Re-election of McQuaid unanimously rejected
Cycling Australia (CA) will not vote to re-elect incumbent UCI president Pat McQuaid. Cycling Australia cemented its position following an address from Cookson during his visit to Australia over the weekend which coincided with a CA board meeting.
Outgoing Cycling Australia president, Klaus Mueller, said the decision was unanimous.
"We are supporting Cookson. It was unanimous with all [CA] board members present," Mueller told the Sydney Morning Herald.
Although partly complimentary of current president Pat McQuaid, Mueller believed his handling of the United States Anti-Doping Agency investigation into Lance Armstrong and his associates was inadequate.
"CA has enjoyed a very good relationship with Pat over the years and we recognise the significant work he has done to help globalise the sport and address the doping culture that besieged professional men’s road cycling.
"However, the inadequate response in dealing with the fallout from the Armstrong affair and subsequent allegations brought against the UCI has emphasised a need for leadership change to allow the sport to move on and realise its enormous potential," added Mueller.
Mueller highlighted three specific issues that swayed the 10 out of 11 CA board members present over the weekend.
"We felt [Cookson] was in a better position to restore the reputation and integrity of the UCI and the sport internationally," said Mueller. "Also he agreed he would do everything in his power to improve the governance structures, to make those more accountable and efficient and reflect what a modern sporting body should look like."
Mueller stated that CA are advocates for a changed governance structure within the UCI that would emphasise the separation of policy creation and policy implementation.
"We think the system of having the president also performing an executive role is a flawed system," said Mueller. "There ought to be a president and board to provide the policy framework. And there out to be a separate executive administering that framework.
"Pat [McQuaid] did not agree, [he] didn't consider that sort of reform appropriate; whereas Brian Cookson was of the view that there needs to be that change,” Mueller explained. "Like all bodies, whether he can get that through is another challenge, but at least he is committed to doing his utmost to implement those changes."
Mueller added that the final straw for CA was the last minute changes in electoral process by proposed by McQuaid.
"Even if those changes are legal it is entirely unsatisfactory in any democratic process and it lacks openness, transparency and integrity. CA will not be supporting this motion at the UCI General Congress."

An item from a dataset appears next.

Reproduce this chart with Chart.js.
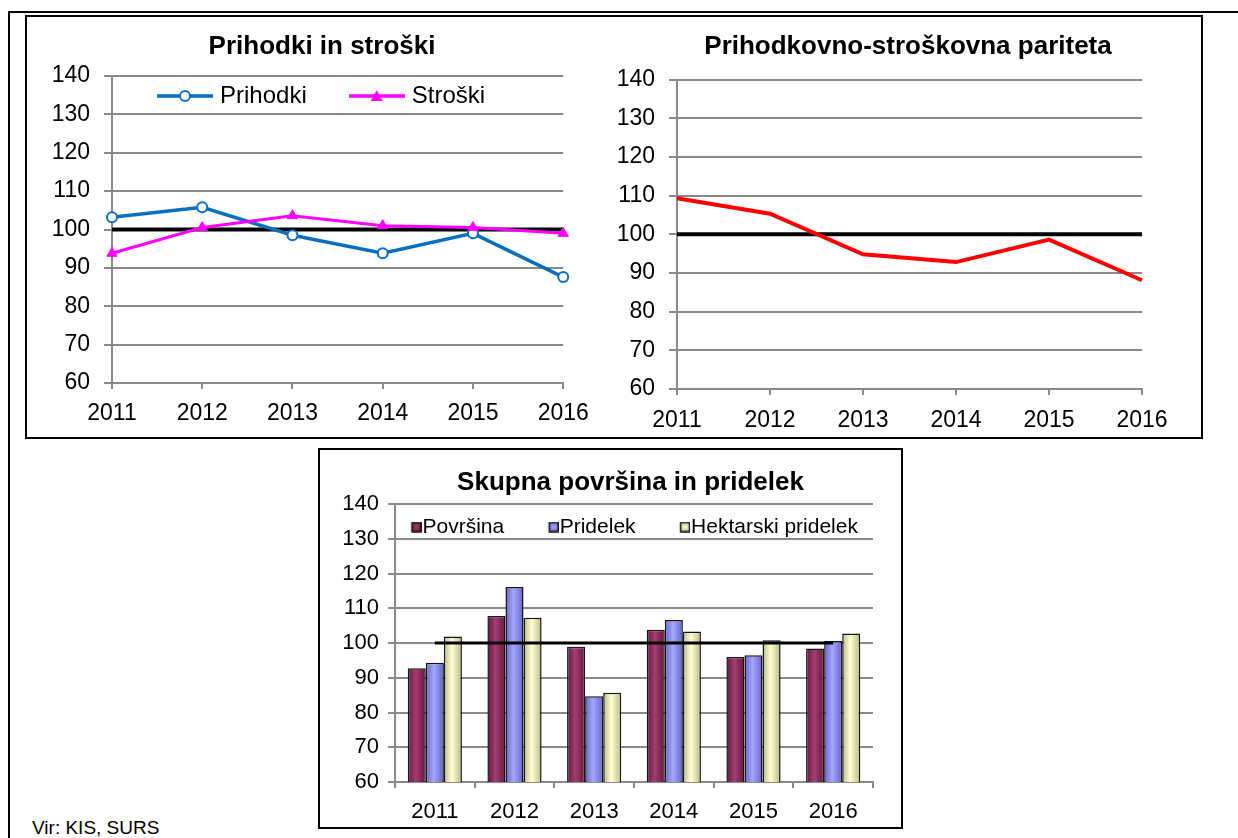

When the UCI presidency is voted upon at the UCI congress next month, three of the 42 votes will come from the Oceania region. Australia hold one vote with New Zealand and Fiji holding the other two. Whether or not Australia’s Oceania counterparts share the same support for Cookson with their respective votes is something that Mueller cannot confirm, but remains optimistic of.
"Yes ... they can speak for themselves and they will ultimately. But I am confident in the discussions we had that [CA's position] will be the unanimous position of Oceania."